Tuesday, January 3, 2012

Help, uploading makes my internet slow!

Consumer broadband connections aren't designed right. They sound good on paper, of course "The majority of users download far more than they upload, so giving them higher download speeds and only a tiny amount of upload speed makes sense". In truth, it usually sort of kind of works... so long as all you ever do is download.

I don't only ever download, though. I create content now and then, and some of it is quite large. Large enough to take well over 10 hours to upload through the wee tiny upload pipe my provider gives me.

On the face of it this isn't really a problem. The material I'm uploading isn't remarkably time sensitive, and I don't produce it at a rate that exceeds my connection's ability to upload it. The problem is what happens to the download side of the pipe while this upload is going on.

Communication is a two-way street, you see. We need to be able to send out a request before we can get any data back, and we need to send out an acknowledgement before we get the next chunk and so on. Unfortunately our ability to send out these requests and acknowledgements is essentially cut off when the upload pipe is saturated, and we end up with packets backing up to the point where having any sort of interactive online experience is impossible, as is achieving anything close to a reasonable download rate for the few requests that do manage to make it through.

The solution to this, of course, is actually remarkably simple: We just have to keep the pipe from backing up by limiting the rate that we send data out. Of course, to avoid just moving the logjam further upstream, we also want to make sure that we throw out stale packets so they don't take up as much space, and thus time, in the queue.

Now I use a linux box for my main internet gateway, sitting between my connection to the world at large, and the legion devices on the warm, cozy side of the LAN. This means that setting up this rate limiting is a simple and straightforward task.

Or it would be, if the documentation weren't utter shit.

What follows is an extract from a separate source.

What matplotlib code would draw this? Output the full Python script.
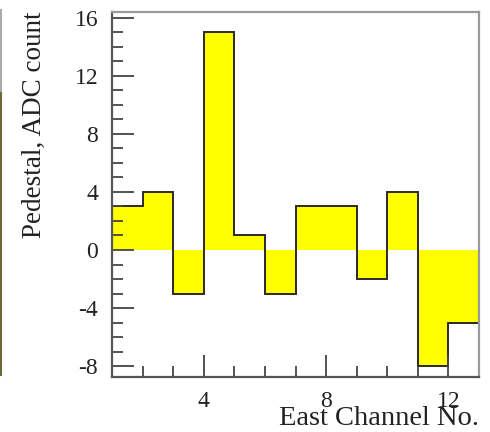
import matplotlib
matplotlib.use("Agg")
import matplotlib.pyplot as plt
from matplotlib.ticker import MultipleLocator
from matplotlib.lines import Line2D

# pedestal per east channel (ADC counts)
channels = [1, 2, 3, 4, 5, 6, 7, 8, 9, 10, 11, 12]
pedestal = [3, 4, -3, 15, 1, -3, 3, 3, -2, 4, -8, -5]
edges = channels + [channels[-1] + 1]

plt.rcParams["font.family"] = ["Liberation Serif", "DejaVu Serif"]
plt.rcParams["axes.unicode_minus"] = False

fig = plt.figure(figsize=(4.9, 4.32), dpi=100)
ax = fig.add_axes([0.2286, 0.1273, 0.749, 0.845])

ax.stairs(pedestal, edges, baseline=0, fill=True, color="#ffff00", lw=0)
ax.stairs(pedestal, edges, baseline=None, color="#2a2a2a", lw=1.4)

ax.set_xlim(1, 13)
ax.set_ylim(-8.75, 16.4)

ax.xaxis.set_major_locator(MultipleLocator(4))
ax.xaxis.set_minor_locator(MultipleLocator(1))
ax.yaxis.set_major_locator(MultipleLocator(4))
ax.yaxis.set_minor_locator(MultipleLocator(1))
ax.tick_params(which="both", direction="in", color="#444444", width=1.3,
               top=False, right=False, labelsize=17, labelcolor="#222222")
ax.tick_params(which="major", length=16)
ax.tick_params(which="minor", length=8)
ax.tick_params(axis="y", which="major", pad=10)
ax.tick_params(axis="x", which="major", pad=10)

for side in ("left", "bottom"):
    ax.spines[side].set_color("#555555")
    ax.spines[side].set_linewidth(1.6)
for side in ("right", "top"):
    ax.spines[side].set_color("#999999")
    ax.spines[side].set_linewidth(1.6)

ax.set_xlabel("East Channel No.", fontsize=20.5, ha="right", x=1.0,
              labelpad=-4, color="#222222")
ax.set_ylabel("Pedestal, ADC count", fontsize=19.5, ha="right", y=1.0,
              labelpad=20, color="#222222")

# edge of the neighbouring panel, cut off at the left border
fig.add_artist(Line2D([0.002, 0.002], [1 - 10 / 432, 1 - 93 / 432],
                      transform=fig.transFigure, color="#aaaaaa", lw=1.5))
fig.add_artist(Line2D([0.002, 0.002], [1 - 93 / 432, 1 - 375 / 432],
                      transform=fig.transFigure, color="#6b6b3a", lw=1.5))

fig.savefig("out.png", dpi=100)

I actually spent quite a few hours paging through man pages and google looking for the magic incantation that would allow me to set up a sane rate limit queue on my linux box before coming up with the solution. To save you the trouble, here it is:

tc qdisc add dev shaw root tbf rate 60kbps burst 1540 latency 100ms

The command we're executing is "tc". The "qdisc" part means were issuing a queueing discipline command. The "add" means we're adding a new queueing discipline. All fine and dandy so far.

Now we specify the device we want to operate on. I've used "ifrename" to name my external interface "shaw", because that's who my provider is. Yours will probably be something uncreative like "eth0", but that aside the "dev shaw" part specifies the correct ethernet interface on my particular system.

The "root" part is the simple part of a complex puzzle. You can actually create a whole tree full of queues that feed into each other, each with different limits, algorithms, and a whole lot of other overcomplicated and unnecessary junk. We just want one queue, so we want it to be the root.

The "tbf" part is where we've specified the type of queue, in our case it's a "token bucket filter". Without going into too much detail, data is only sent downstream when there's enough "tokens" in the "bucket" to "pay" for them, and the tokens are replenished in wall-time thus achieving the rate limiting.

We specify this rate limit explicitly with the next part, "rate 60kbps". My upload bandwidth is actually 0.5mbit which translates to roughly 64kbps, but we want to make sure that we don't run too close to that limit or the logjam might form again at the cable modem.

The next part, "burst 1540" is where things start going off into the weeds. The documentation regarding this part of the command goes on about some technical details of how this needs to be set very large for things to work properly on fast connections because of kernel tick resolution limits. Of course, this is at least 5 years out of date since the kernel went tickless back in 2007 or so. In either case, this specifies the maximum size of the bucket (after which no more tokens can be added to it) and we want it to be at least big enough to pay for a full ethernet frame.

Finally, perhaps the most important part for keeping the logjam from forming, is the "latency 100ms" part. This defines how long a packet can linger in the queue before it's thrown out to make way for newer packets. Now one might think that throwing packets out would tend to make a complete mess of things, but in fact this is exactly what we want to do as reliable stream protocols like TCP will throttle back in the face of packet loss, reducing the logjam, and isochronous protocols will of course benefit more from having packets dropped rather than delivered late.

By deploying this rate limiting queue on my linux box I was able to ensure interactive internet performance while at the same time sacrificing little to no upload speed performance. This makes me happy, and I hope if you come into a similar situation that it'll make you happy too.